Records from a collection
· · · · · · ·

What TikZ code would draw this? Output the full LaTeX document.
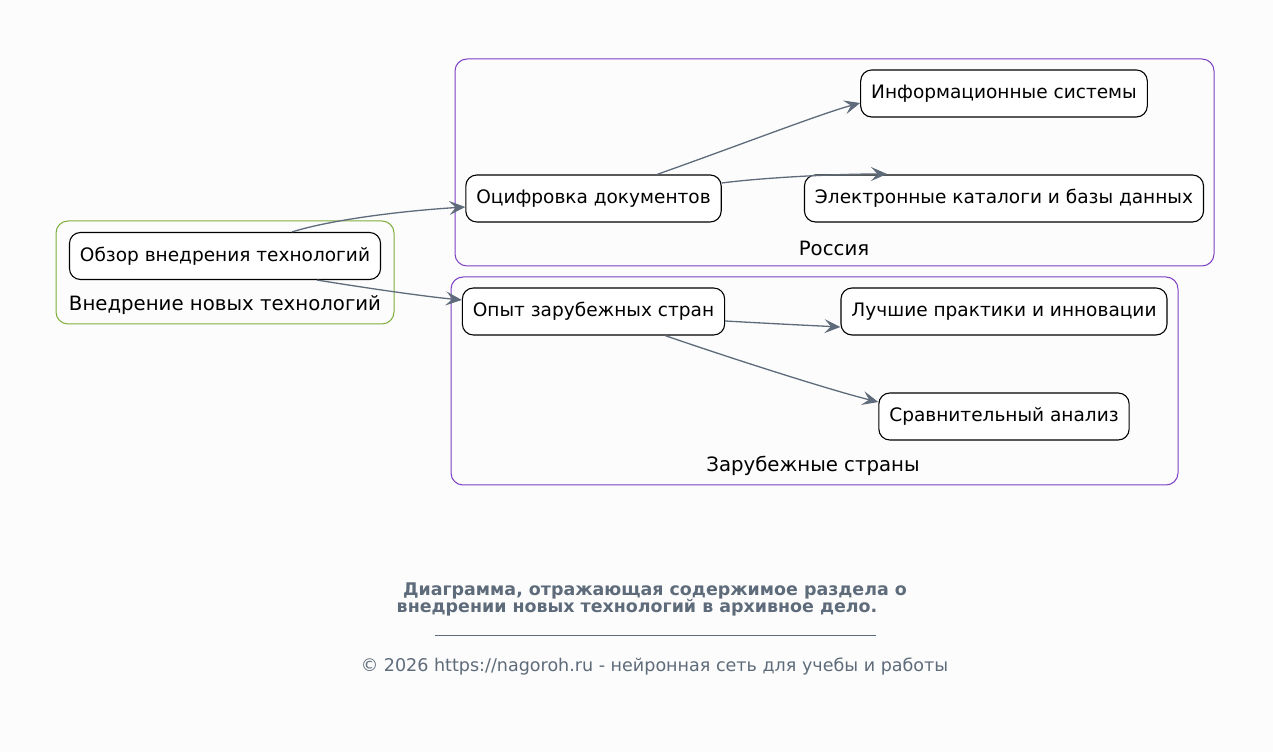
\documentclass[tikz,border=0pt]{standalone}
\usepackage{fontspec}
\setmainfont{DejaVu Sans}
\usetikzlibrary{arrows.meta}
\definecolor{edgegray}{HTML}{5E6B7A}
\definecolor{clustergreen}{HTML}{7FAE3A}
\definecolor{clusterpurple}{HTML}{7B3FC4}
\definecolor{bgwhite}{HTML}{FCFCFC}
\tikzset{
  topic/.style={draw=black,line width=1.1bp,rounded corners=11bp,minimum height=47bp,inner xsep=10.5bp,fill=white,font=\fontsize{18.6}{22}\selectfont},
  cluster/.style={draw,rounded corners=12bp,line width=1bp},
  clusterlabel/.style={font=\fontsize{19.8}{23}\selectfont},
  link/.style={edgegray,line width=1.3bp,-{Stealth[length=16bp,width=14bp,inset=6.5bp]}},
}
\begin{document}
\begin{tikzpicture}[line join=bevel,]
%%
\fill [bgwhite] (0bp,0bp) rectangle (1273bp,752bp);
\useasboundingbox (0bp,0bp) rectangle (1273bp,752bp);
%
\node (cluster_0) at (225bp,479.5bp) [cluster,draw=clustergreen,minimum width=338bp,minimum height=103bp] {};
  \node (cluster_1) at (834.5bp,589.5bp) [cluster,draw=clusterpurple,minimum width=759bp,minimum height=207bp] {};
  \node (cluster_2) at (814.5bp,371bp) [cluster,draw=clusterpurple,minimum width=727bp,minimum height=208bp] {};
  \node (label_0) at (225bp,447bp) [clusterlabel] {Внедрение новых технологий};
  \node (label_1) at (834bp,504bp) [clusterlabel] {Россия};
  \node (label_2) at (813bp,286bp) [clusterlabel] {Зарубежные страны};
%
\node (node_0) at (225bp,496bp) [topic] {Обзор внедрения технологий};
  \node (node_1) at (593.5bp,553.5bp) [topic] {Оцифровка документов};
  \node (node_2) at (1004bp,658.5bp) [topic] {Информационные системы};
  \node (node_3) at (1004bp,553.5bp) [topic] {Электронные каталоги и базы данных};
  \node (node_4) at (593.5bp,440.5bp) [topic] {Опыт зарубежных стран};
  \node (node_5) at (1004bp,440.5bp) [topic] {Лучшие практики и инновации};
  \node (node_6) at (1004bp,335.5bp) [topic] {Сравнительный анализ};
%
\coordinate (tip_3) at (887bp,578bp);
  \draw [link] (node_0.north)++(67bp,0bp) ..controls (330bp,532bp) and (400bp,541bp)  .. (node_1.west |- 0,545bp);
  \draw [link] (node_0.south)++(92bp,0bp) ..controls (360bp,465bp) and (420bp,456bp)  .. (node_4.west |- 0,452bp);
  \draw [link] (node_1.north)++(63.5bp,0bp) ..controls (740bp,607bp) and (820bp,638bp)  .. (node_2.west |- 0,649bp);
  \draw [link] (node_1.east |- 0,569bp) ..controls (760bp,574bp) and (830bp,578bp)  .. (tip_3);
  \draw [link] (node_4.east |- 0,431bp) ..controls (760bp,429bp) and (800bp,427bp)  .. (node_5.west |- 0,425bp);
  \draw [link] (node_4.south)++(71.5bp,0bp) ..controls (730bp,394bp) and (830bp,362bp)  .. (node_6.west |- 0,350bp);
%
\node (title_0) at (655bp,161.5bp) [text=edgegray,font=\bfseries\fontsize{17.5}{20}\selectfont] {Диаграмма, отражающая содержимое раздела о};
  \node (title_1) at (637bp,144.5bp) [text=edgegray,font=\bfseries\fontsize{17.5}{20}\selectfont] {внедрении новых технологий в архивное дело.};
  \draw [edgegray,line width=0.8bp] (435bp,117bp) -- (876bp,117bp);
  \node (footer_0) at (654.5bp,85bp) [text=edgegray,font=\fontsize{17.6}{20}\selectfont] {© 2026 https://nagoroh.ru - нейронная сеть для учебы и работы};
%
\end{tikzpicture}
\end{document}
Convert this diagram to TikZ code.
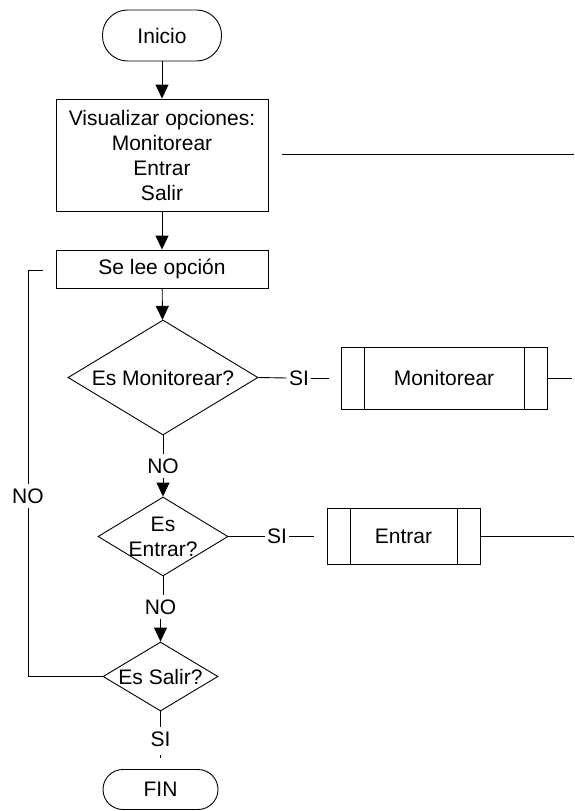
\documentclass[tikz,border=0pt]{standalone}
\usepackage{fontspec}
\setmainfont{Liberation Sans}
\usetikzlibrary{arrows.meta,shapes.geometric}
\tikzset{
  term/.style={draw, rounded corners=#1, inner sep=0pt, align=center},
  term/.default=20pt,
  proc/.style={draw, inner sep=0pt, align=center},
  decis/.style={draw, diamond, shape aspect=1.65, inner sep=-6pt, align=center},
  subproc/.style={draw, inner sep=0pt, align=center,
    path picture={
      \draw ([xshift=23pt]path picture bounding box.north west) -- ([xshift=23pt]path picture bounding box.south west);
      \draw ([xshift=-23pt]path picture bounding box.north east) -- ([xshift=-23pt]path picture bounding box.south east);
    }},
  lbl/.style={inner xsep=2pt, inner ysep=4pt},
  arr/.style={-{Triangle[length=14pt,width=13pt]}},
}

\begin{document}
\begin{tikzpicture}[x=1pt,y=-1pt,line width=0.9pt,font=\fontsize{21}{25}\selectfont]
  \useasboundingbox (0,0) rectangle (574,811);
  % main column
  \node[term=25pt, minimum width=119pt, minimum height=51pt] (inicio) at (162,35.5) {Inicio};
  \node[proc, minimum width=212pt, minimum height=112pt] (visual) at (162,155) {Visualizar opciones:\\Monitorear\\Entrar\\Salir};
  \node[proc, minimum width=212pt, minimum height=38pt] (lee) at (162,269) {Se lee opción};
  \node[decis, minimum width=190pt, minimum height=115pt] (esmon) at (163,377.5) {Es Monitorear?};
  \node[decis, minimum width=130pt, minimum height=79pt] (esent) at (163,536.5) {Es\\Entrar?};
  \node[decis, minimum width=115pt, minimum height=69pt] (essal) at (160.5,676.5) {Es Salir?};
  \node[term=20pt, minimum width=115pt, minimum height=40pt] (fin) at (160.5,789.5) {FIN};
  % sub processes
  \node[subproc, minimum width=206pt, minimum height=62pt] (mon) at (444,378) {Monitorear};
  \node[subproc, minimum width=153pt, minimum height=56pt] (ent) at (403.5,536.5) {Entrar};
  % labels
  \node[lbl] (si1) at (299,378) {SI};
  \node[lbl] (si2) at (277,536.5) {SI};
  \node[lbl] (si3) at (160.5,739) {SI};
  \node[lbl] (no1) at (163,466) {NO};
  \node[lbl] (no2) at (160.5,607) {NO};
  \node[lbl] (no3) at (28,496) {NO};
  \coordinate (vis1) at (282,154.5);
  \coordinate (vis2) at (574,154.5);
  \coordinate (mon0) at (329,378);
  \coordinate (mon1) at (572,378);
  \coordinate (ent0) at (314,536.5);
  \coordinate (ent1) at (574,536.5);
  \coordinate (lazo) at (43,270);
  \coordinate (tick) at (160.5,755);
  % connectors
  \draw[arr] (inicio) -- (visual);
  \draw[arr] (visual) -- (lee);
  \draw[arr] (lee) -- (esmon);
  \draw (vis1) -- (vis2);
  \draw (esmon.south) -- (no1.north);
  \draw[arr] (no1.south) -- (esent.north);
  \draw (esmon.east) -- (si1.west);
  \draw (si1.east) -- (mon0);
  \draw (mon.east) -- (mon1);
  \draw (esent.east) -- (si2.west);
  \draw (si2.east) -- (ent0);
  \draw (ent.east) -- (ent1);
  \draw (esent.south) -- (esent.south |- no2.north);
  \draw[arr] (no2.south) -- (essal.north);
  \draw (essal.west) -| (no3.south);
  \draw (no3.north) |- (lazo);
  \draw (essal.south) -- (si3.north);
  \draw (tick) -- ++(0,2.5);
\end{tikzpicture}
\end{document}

· · · · · · ·

**Written problem:**
Without the pictures, retype the whole of the material above exactly.

**Written solution:**
What TikZ code would draw this? Output the full LaTeX document.
\documentclass[tikz,border=0pt]{standalone}
\usepackage{fontspec}
\setmainfont{DejaVu Sans}
\usetikzlibrary{arrows.meta}
\definecolor{edgegray}{HTML}{5E6B7A}
\definecolor{clustergreen}{HTML}{7FAE3A}
\definecolor{clusterpurple}{HTML}{7B3FC4}
\definecolor{bgwhite}{HTML}{FCFCFC}
\tikzset{
  topic/.style={draw=black,line width=1.1bp,rounded corners=11bp,minimum height=47bp,inner xsep=10.5bp,fill=white,font=\fontsize{18.6}{22}\selectfont},
  cluster/.style={draw,rounded corners=12bp,line width=1bp},
  clusterlabel/.style={font=\fontsize{19.8}{23}\selectfont},
  link/.style={edgegray,line width=1.3bp,-{Stealth[length=16bp,width=14bp,inset=6.5bp]}},
}
\begin{document}
\begin{tikzpicture}[line join=bevel,]
%%
\fill [bgwhite] (0bp,0bp) rectangle (1273bp,752bp);
\useasboundingbox (0bp,0bp) rectangle (1273bp,752bp);
%
\node (cluster_0) at (225bp,479.5bp) [cluster,draw=clustergreen,minimum width=338bp,minimum height=103bp] {};
  \node (cluster_1) at (834.5bp,589.5bp) [cluster,draw=clusterpurple,minimum width=759bp,minimum height=207bp] {};
  \node (cluster_2) at (814.5bp,371bp) [cluster,draw=clusterpurple,minimum width=727bp,minimum height=208bp] {};
  \node (label_0) at (225bp,447bp) [clusterlabel] {Внедрение новых технологий};
  \node (label_1) at (834bp,504bp) [clusterlabel] {Россия};
  \node (label_2) at (813bp,286bp) [clusterlabel] {Зарубежные страны};
%
\node (node_0) at (225bp,496bp) [topic] {Обзор внедрения технологий};
  \node (node_1) at (593.5bp,553.5bp) [topic] {Оцифровка документов};
  \node (node_2) at (1004bp,658.5bp) [topic] {Информационные системы};
  \node (node_3) at (1004bp,553.5bp) [topic] {Электронные каталоги и базы данных};
  \node (node_4) at (593.5bp,440.5bp) [topic] {Опыт зарубежных стран};
  \node (node_5) at (1004bp,440.5bp) [topic] {Лучшие практики и инновации};
  \node (node_6) at (1004bp,335.5bp) [topic] {Сравнительный анализ};
%
\coordinate (tip_3) at (887bp,578bp);
  \draw [link] (node_0.north)++(67bp,0bp) ..controls (330bp,532bp) and (400bp,541bp)  .. (node_1.west |- 0,545bp);
  \draw [link] (node_0.south)++(92bp,0bp) ..controls (360bp,465bp) and (420bp,456bp)  .. (node_4.west |- 0,452bp);
  \draw [link] (node_1.north)++(63.5bp,0bp) ..controls (740bp,607bp) and (820bp,638bp)  .. (node_2.west |- 0,649bp);
  \draw [link] (node_1.east |- 0,569bp) ..controls (760bp,574bp) and (830bp,578bp)  .. (tip_3);
  \draw [link] (node_4.east |- 0,431bp) ..controls (760bp,429bp) and (800bp,427bp)  .. (node_5.west |- 0,425bp);
  \draw [link] (node_4.south)++(71.5bp,0bp) ..controls (730bp,394bp) and (830bp,362bp)  .. (node_6.west |- 0,350bp);
%
\node (title_0) at (655bp,161.5bp) [text=edgegray,font=\bfseries\fontsize{17.5}{20}\selectfont] {Диаграмма, отражающая содержимое раздела о};
  \node (title_1) at (637bp,144.5bp) [text=edgegray,font=\bfseries\fontsize{17.5}{20}\selectfont] {внедрении новых технологий в архивное дело.};
  \draw [edgegray,line width=0.8bp] (435bp,117bp) -- (876bp,117bp);
  \node (footer_0) at (654.5bp,85bp) [text=edgegray,font=\fontsize{17.6}{20}\selectfont] {© 2026 https://nagoroh.ru - нейронная сеть для учебы и работы};
%
\end{tikzpicture}
\end{document}
Convert this diagram to TikZ code.
\documentclass[tikz,border=0pt]{standalone}
\usepackage{fontspec}
\setmainfont{Liberation Sans}
\usetikzlibrary{arrows.meta,shapes.geometric}
\tikzset{
  term/.style={draw, rounded corners=#1, inner sep=0pt, align=center},
  term/.default=20pt,
  proc/.style={draw, inner sep=0pt, align=center},
  decis/.style={draw, diamond, shape aspect=1.65, inner sep=-6pt, align=center},
  subproc/.style={draw, inner sep=0pt, align=center,
    path picture={
      \draw ([xshift=23pt]path picture bounding box.north west) -- ([xshift=23pt]path picture bounding box.south west);
      \draw ([xshift=-23pt]path picture bounding box.north east) -- ([xshift=-23pt]path picture bounding box.south east);
    }},
  lbl/.style={inner xsep=2pt, inner ysep=4pt},
  arr/.style={-{Triangle[length=14pt,width=13pt]}},
}

\begin{document}
\begin{tikzpicture}[x=1pt,y=-1pt,line width=0.9pt,font=\fontsize{21}{25}\selectfont]
  \useasboundingbox (0,0) rectangle (574,811);
  % main column
  \node[term=25pt, minimum width=119pt, minimum height=51pt] (inicio) at (162,35.5) {Inicio};
  \node[proc, minimum width=212pt, minimum height=112pt] (visual) at (162,155) {Visualizar opciones:\\Monitorear\\Entrar\\Salir};
  \node[proc, minimum width=212pt, minimum height=38pt] (lee) at (162,269) {Se lee opción};
  \node[decis, minimum width=190pt, minimum height=115pt] (esmon) at (163,377.5) {Es Monitorear?};
  \node[decis, minimum width=130pt, minimum height=79pt] (esent) at (163,536.5) {Es\\Entrar?};
  \node[decis, minimum width=115pt, minimum height=69pt] (essal) at (160.5,676.5) {Es Salir?};
  \node[term=20pt, minimum width=115pt, minimum height=40pt] (fin) at (160.5,789.5) {FIN};
  % sub processes
  \node[subproc, minimum width=206pt, minimum height=62pt] (mon) at (444,378) {Monitorear};
  \node[subproc, minimum width=153pt, minimum height=56pt] (ent) at (403.5,536.5) {Entrar};
  % labels
  \node[lbl] (si1) at (299,378) {SI};
  \node[lbl] (si2) at (277,536.5) {SI};
  \node[lbl] (si3) at (160.5,739) {SI};
  \node[lbl] (no1) at (163,466) {NO};
  \node[lbl] (no2) at (160.5,607) {NO};
  \node[lbl] (no3) at (28,496) {NO};
  \coordinate (vis1) at (282,154.5);
  \coordinate (vis2) at (574,154.5);
  \coordinate (mon0) at (329,378);
  \coordinate (mon1) at (572,378);
  \coordinate (ent0) at (314,536.5);
  \coordinate (ent1) at (574,536.5);
  \coordinate (lazo) at (43,270);
  \coordinate (tick) at (160.5,755);
  % connectors
  \draw[arr] (inicio) -- (visual);
  \draw[arr] (visual) -- (lee);
  \draw[arr] (lee) -- (esmon);
  \draw (vis1) -- (vis2);
  \draw (esmon.south) -- (no1.north);
  \draw[arr] (no1.south) -- (esent.north);
  \draw (esmon.east) -- (si1.west);
  \draw (si1.east) -- (mon0);
  \draw (mon.east) -- (mon1);
  \draw (esent.east) -- (si2.west);
  \draw (si2.east) -- (ent0);
  \draw (ent.east) -- (ent1);
  \draw (esent.south) -- (esent.south |- no2.north);
  \draw[arr] (no2.south) -- (essal.north);
  \draw (essal.west) -| (no3.south);
  \draw (no3.north) |- (lazo);
  \draw (essal.south) -- (si3.north);
  \draw (tick) -- ++(0,2.5);
\end{tikzpicture}
\end{document}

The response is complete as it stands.